Boingo Buys Concourse Network

Up until now, Boingo Wireless has tried a lot of things — foremost among them, building a virtual network of 45,000 hotspot locations across the globe through 130 different agreements with hotspot providers. But it was never a provider itself, until this week.


Today, Boingo, based in Santa Monica, California, announced that it is buying Concourse Communications Group under undisclosed financial terms. The two have been roaming partners since December 2003. David Hagan, Boingo’s President and CEO, told Wi-Fi Planet he went after Concourse with hopes to become more than partners last fall.
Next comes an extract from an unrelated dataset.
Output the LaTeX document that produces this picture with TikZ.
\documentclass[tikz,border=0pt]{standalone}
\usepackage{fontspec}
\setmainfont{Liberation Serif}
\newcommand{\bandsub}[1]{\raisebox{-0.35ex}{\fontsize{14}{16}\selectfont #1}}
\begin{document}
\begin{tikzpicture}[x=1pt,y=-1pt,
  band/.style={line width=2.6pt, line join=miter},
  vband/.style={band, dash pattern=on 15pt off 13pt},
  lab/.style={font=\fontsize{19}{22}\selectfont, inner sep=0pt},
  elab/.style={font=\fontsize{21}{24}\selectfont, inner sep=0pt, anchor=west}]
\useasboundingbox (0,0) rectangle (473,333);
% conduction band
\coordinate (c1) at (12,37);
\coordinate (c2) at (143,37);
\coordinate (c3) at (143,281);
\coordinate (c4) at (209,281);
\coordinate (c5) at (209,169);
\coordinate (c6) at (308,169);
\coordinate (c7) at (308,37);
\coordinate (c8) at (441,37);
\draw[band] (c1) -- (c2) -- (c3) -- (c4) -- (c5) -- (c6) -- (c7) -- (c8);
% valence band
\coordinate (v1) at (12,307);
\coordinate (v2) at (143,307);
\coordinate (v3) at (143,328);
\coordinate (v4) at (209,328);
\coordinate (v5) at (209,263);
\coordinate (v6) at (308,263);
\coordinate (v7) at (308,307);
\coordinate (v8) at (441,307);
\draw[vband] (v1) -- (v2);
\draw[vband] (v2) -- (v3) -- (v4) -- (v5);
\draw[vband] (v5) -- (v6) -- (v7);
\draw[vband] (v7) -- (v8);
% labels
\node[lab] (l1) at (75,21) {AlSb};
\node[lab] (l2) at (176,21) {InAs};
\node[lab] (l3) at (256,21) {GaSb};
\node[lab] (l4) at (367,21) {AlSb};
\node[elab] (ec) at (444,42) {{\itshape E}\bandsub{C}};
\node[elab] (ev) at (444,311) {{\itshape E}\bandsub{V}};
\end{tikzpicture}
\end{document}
Chicago-based Concourse operates hotspot networks in 12 major airports in the United States, including New York’s JFK, LaGuardia and Newark; Chicago’s O’Hare and Midway; and Toronto, Ottawa, Detroit, Minneapolis, Oklahoma City, Nashville and Atlanta. They “represent 54 percent of enplanements among North America’s top 100 airports,” according to the company release, but they don’t say how well that translates to paying wireless customers. Hagan believes that the walled-garden sign-in pages Concourse has at airports “are an opportunity for Boingo to sign up day-pass and monthly subscribers to go onto our global network.” Look for those sign-in pages to sport the Boingo brand very soon.


The company also says this buyout gives them “a platform for testing emerging dual mode handset implementations and VoIP traffic management.” Concourse operates not just Wi-Fi hotspots but also cellular infrastructure equipment at many airports. Boingo recently started offering an open source Wi-Fi toolkit for handheld vendors to enable PDAs and phones to use hotspots like Boingo’s.


Since Concourse was already a roaming partner, this doesn’t increase Boingo’s footprint. Hagan says both companies are making money, and due to little overlap in jobs, Concourse will continue to be run on its own with few staff cuts. There’s no word on how this deal may impact Concourse’s roaming agreements with Boingo competitors like T-Mobile Hotspot, iPass and others, if at all.


Will Boingo continue to buy providers in airports or elsewhere? Hagan says no: “We’re not looking to buy more,” he says. “We like where we are.”


Boingo was founded by Sky Dayton, who also founded ISP EarthLink, a company that also recently started building real networks — citywide Wi-Fi networks, in fact — after years of using the lines of third parties to provide dial-up Internet access.